Our short films are all improvised [so that was informative]. We write an outline, but then we just have the actors go off on their own because it really lends itself to very authentic moments. [The shorts are] very different from the movie, but pick up sticks is usually what I call it. When you see an actor’s nervous about [a scene], I’ll say, “Okay, you know what? Let’s just do pick up sticks. Let’s shoot the scene without a rehearsal and see what you like out of that and I’ll see what I like,” so there’s a few times where that helped, where you really embraced the chaos of it.
I was actually excited to see you’ve just released a new short this past week.
We’ll actually have a feature-length version of all our shorts that’ll come out in the fall.
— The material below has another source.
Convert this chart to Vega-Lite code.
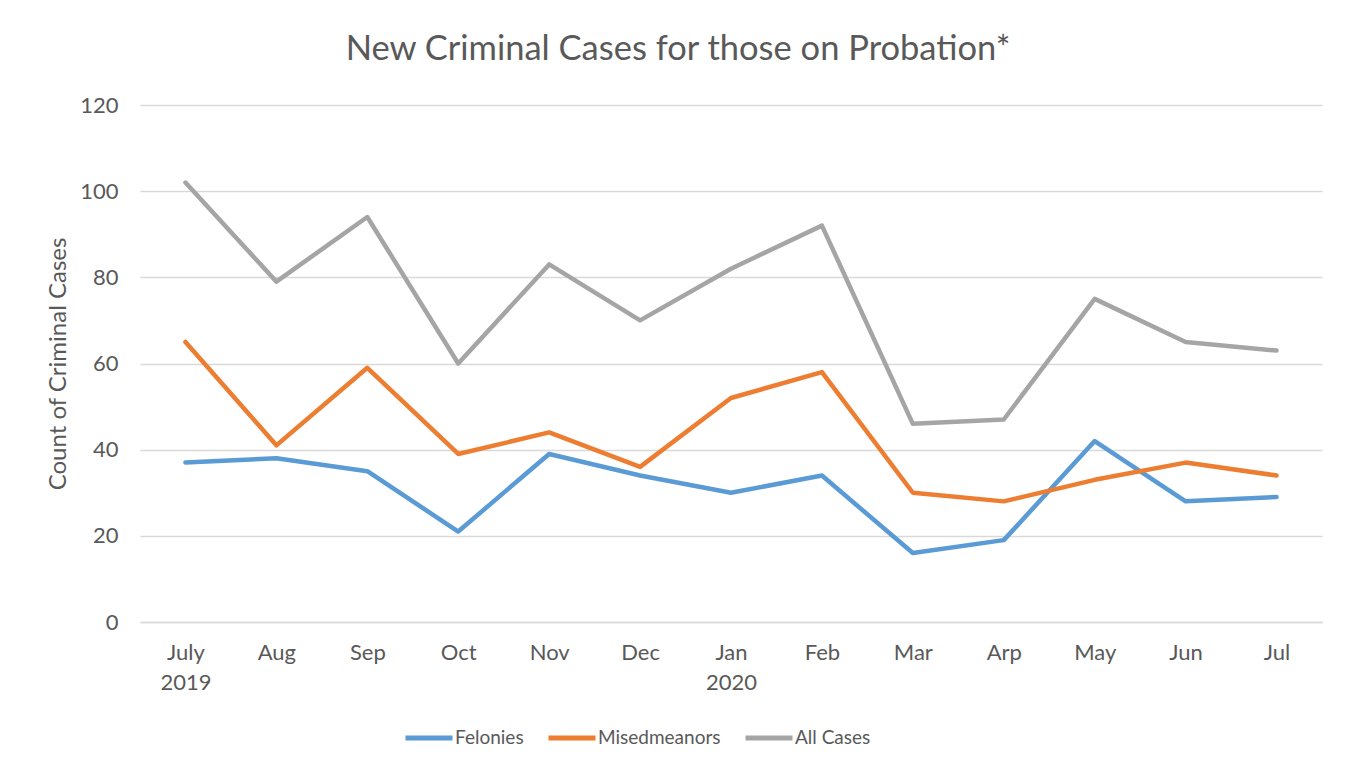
{
  "$schema": "https://vega.github.io/schema/vega-lite/v6.json",
  "width": 1182,
  "height": 517,
  "autosize": {"type": "none"},
  "padding": {"left": 140, "top": 105, "right": 31, "bottom": 147},
  "background": "white",
  "title": {
    "text": "New Criminal Cases for those on Probation*",
    "font": "Lato",
    "fontSize": 34.5,
    "fontWeight": "normal",
    "color": "#595959",
    "anchor": "middle",
    "dx": -53,
    "offset": 27
  },
  "data": {
    "values": [
      {"month": "July 2019", "series": "Felonies", "count": 37},
      {"month": "Aug", "series": "Felonies", "count": 38},
      {"month": "Sep", "series": "Felonies", "count": 35},
      {"month": "Oct", "series": "Felonies", "count": 21},
      {"month": "Nov", "series": "Felonies", "count": 39},
      {"month": "Dec", "series": "Felonies", "count": 34},
      {"month": "Jan 2020", "series": "Felonies", "count": 30},
      {"month": "Feb", "series": "Felonies", "count": 34},
      {"month": "Mar", "series": "Felonies", "count": 16},
      {"month": "Arp", "series": "Felonies", "count": 19},
      {"month": "May", "series": "Felonies", "count": 42},
      {"month": "Jun", "series": "Felonies", "count": 28},
      {"month": "Jul", "series": "Felonies", "count": 29},
      {"month": "July 2019", "series": "Misedmeanors", "count": 65},
      {"month": "Aug", "series": "Misedmeanors", "count": 41},
      {"month": "Sep", "series": "Misedmeanors", "count": 59},
      {"month": "Oct", "series": "Misedmeanors", "count": 39},
      {"month": "Nov", "series": "Misedmeanors", "count": 44},
      {"month": "Dec", "series": "Misedmeanors", "count": 36},
      {"month": "Jan 2020", "series": "Misedmeanors", "count": 52},
      {"month": "Feb", "series": "Misedmeanors", "count": 58},
      {"month": "Mar", "series": "Misedmeanors", "count": 30},
      {"month": "Arp", "series": "Misedmeanors", "count": 28},
      {"month": "May", "series": "Misedmeanors", "count": 33},
      {"month": "Jun", "series": "Misedmeanors", "count": 37},
      {"month": "Jul", "series": "Misedmeanors", "count": 34},
      {"month": "July 2019", "series": "All Cases", "count": 102},
      {"month": "Aug", "series": "All Cases", "count": 79},
      {"month": "Sep", "series": "All Cases", "count": 94},
      {"month": "Oct", "series": "All Cases", "count": 60},
      {"month": "Nov", "series": "All Cases", "count": 83},
      {"month": "Dec", "series": "All Cases", "count": 70},
      {"month": "Jan 2020", "series": "All Cases", "count": 82},
      {"month": "Feb", "series": "All Cases", "count": 92},
      {"month": "Mar", "series": "All Cases", "count": 46},
      {"month": "Arp", "series": "All Cases", "count": 47},
      {"month": "May", "series": "All Cases", "count": 75},
      {"month": "Jun", "series": "All Cases", "count": 65},
      {"month": "Jul", "series": "All Cases", "count": 63}
    ]
  },
  "mark": {"type": "line", "strokeWidth": 4.5, "strokeCap": "round", "strokeJoin": "round"},
  "encoding": {
    "x": {
      "field": "month",
      "type": "nominal",
      "sort": ["July 2019", "Aug", "Sep", "Oct", "Nov", "Dec", "Jan 2020", "Feb", "Mar", "Arp", "May", "Jun", "Jul"],
      "scale": {"type": "point", "padding": 0.5},
      "axis": {
        "title": null,
        "labelAngle": 0,
        "labelExpr": "split(datum.value, ' ')",
        "labelLineHeight": 30,
        "labelPadding": 20,
        "labelBaseline": "top",
        "ticks": false,
        "domain": true,
        "domainColor": "#D9D9D9",
        "domainWidth": 1.5,
        "grid": false
      }
    },
    "y": {
      "field": "count",
      "type": "quantitative",
      "scale": {"domain": [0, 120], "nice": false},
      "axis": {
        "title": "Count of Criminal Cases",
        "titleFontSize": 24,
        "titleFontWeight": "normal",
        "titleColor": "#595959",
        "titleFont": "Lato",
        "titlePadding": 9,
        "values": [0, 20, 40, 60, 80, 100, 120],
        "ticks": false,
        "domain": false,
        "labelPadding": 22,
        "grid": true,
        "gridColor": "#D9D9D9",
        "gridWidth": 1.5
      }
    },
    "color": {
      "field": "series",
      "type": "nominal",
      "sort": ["Felonies", "Misedmeanors", "All Cases"],
      "scale": {"domain": ["Felonies", "Misedmeanors", "All Cases"], "range": ["#5B9BD5", "#ED7D31", "#A5A5A5"]},
      "legend": {
        "title": null,
        "orient": "none",
        "legendX": 263,
        "legendY": 607,
        "direction": "horizontal",
        "symbolType": "stroke",
        "symbolStrokeWidth": 5,
        "symbolSize": 2209,
        "labelFontSize": 19,
        "labelColor": "#595959",
        "labelFont": "Lato",
        "labelOffset": 0,
        "columnPadding": 14
      }
    }
  },
  "config": {
    "view": {"stroke": null},
    "axis": {
      "labelFont": "Lato",
      "labelFontSize": 22,
      "labelColor": "#595959"
    }
  }
}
We simply call it “Periods,” like a “History of the World”/Monty Python’s “Meaning of Life” movie that we strung together with our shorts, taking it from “The Big Bang” to [this latest one], “Big City Bright Lights,” which [is a riff on] “Bright Lights Big City,” where it’s a first person perspective of New York City in the ’80s and everyone dies in a cocaine overdose in every scene. We have this really weird sense of humor and this one is the darkest one. We wanted to end with the end of civilization, which we had charted to about the 1980s in New York City.
Edith Wharton’s estate invited us to show our short films in this feature presentation that we had showed at Grauman’s Chinese for the opening of the Hollyshort Film Festival with these new shorts. We had just added “Lil Women” and “Big City Bright Lights” and it was part of the Berkshire International Film Festival, which was amazing. It was a really great turnout, but it was people in their sixties and seventies and oh man, there were a lot of people who were like “Whoa, that got dark.” But we try to challenge ourselves with each one and for this was a really, really fun one to do.
“Breakup at a Wedding” will have screenings this week in New York at the AMC Village 7 on June 17th, Denver at the Sie Film Center on June 17th, San Francisco at the 4-Star Theatre on June 18th, Miami at the O Cinema on June 19th, Portland, Oregon at the Living Room
Theater on June 19th and in Los Angeles at the Downtown Independent on June 20th. It will be released on VOD on June 18th.